Fiona Tuite
- Born: December 27, 1996 (age 29) Dublin, Ireland
- Height: 175 cm (5 ft 9 in)
- Weight: 86 kg (190 lb)

Rugby union career
- Position: Lock/Flanker
- Current team: Ulster Rugby Wolfhounds (rugby union)

International career
- Years: Team / Apps / (Points)
- 2023–: Ireland / 20 / (5)
- Correct as of 14 September 2025

= Fiona Tuite =

Irish rugby union player (b. 1996)

Fiona Tuite (born 27 December 1996) is an Irish rugby union player who plays as a second row and blindside flanker for Ulster Rugby and the Ireland women's national rugby union team. She made her international debut in 2023 and was part of Ireland's squad for the 2025 Women's Rugby World Cup.

Before switching to rugby, Tuite competed in athletics at international level, specialising in shot put. She represented Ireland in the 2013 IAAF World Youth Championships.

== Early life ==
Tuite was born in Dublin and initially pursued athletics, representing Ireland in youth competitions.

== Athletics career ==
Before her rugby career, Tuite was a promising shot put athlete. She represented Ireland at the 2013 IAAF World Youth Championships in Donetsk, Ukraine, competing in the women's shot put (3 kg). Tuite recorded a mark of 13.59 metres in the qualification round, placing 22nd overall in qualification.

== Club and provincial career ==
Tuite's strength and explosive power from athletics translated into rugby, where she joined Old Belvedere RFC and progressed to provincial rugby. She joined Ulster Rugby in 2023 and was named in their senior women's squad for the 2024 Vodafone Women's Interprovincial Championship. She took part in the official launch at the IRFU High Performance Centre and featured in Round 1 against Munster at Virgin Media Park on 10 August 2024.

She did not participate in the 2025 Interprovincial Series due to her selection for Ireland's Rugby World Cup squad.

Tuite has also featured for the Wolfhounds in the cross-border Celtic Challenge competition. She made four appearances for the Wolfhounds in the winning 2023–24 series, as confirmed in the squad announcement ahead of the 2024–25 competition. In December 2024 she was named to make their first Celtic Challenge starts of the season, lining up in the starting XV against Wales’ Gwalia Lightning at Virgin Media Park, Cork. The Wolfhounds claimed their second title.

== International career ==
Tuite earned her first cap for Ireland in 2023 and has since become a regular starter in the pack. She was selected for the 2025 Women's Rugby World Cup squad and made her tournament debut in Ireland's opening match against Japan, scoring a try and completing nine lineout takes in a 42–14 win. She played the full 80 minutes and led all Irish forwards with 37 metres carried and 19 post-contact metres.

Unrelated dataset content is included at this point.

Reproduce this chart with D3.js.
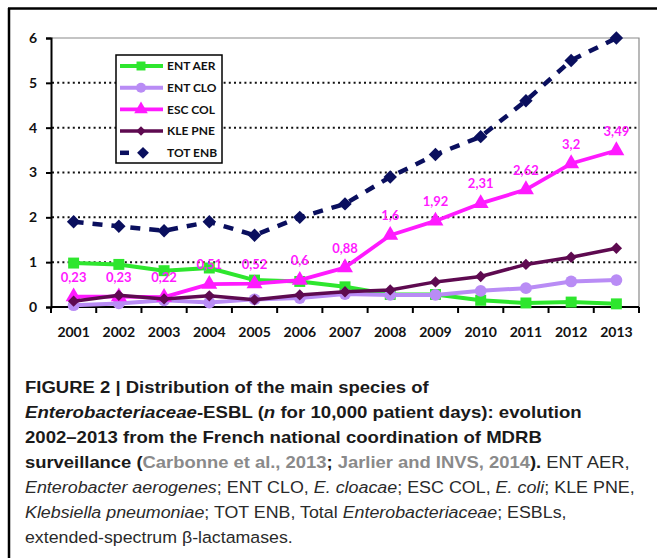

As of August 2025, she had accumulated 18 caps and 5 points for Ireland. Her consistency in set-piece execution and defensive work rate have made her a key figure under head coach Scott Bemand.

== Style of play ==
Tuite is known for her aggressive tackling, aerial dominance in lineouts, and versatility across the forward pack. During the 2025 World Cup, she posted a 100% lineout success rate, completed 9 tackles, and won 1 turnover. She also made 7 successful passes with zero handling errors, demonstrating her reliability in phase play. She often plays as a second row but has also featured at blindside flanker, offering Ireland tactical flexibility in both attack and defence.

== Personal life ==

Tuite's athletic journey began in Gaelic football and track and field, representing Dublin at underage levels before gaining a place in the Ireland U18 Sevens camp ahead of the 2013 European Championships in Sweden. Injuries – notably an ankle fracture and a broken foot that kept her sidelined for almost three years – curtailed her early sevens career, but she made her first 15-a-side appearance for Trinity University before joining Old Belvedere RFC. Two seasons later, she earned her first cap for Ulster. In February 2020, she moved to Belfast to take up a role as a medical physiotherapist at the Ulster Hospital, where she worked on COVID-19 wards throughout the pandemic.

She maintains fitness by running, swimming (often at Helen's Bay with her dog), and HIIT/body-weight sessions. Her go-to pre-match anthem is “Turbulence” by Steve Aoki.

Tuite has spoken publicly about the support of her family and teammates, particularly during her World Cup debut, describing it as “a day of firsts” and “a dream come true”. She is also active in promoting women's rugby and youth sport development in Ulster and Ireland.

She married Ulster men's rugby player Eric O'Sullivan in July 2026.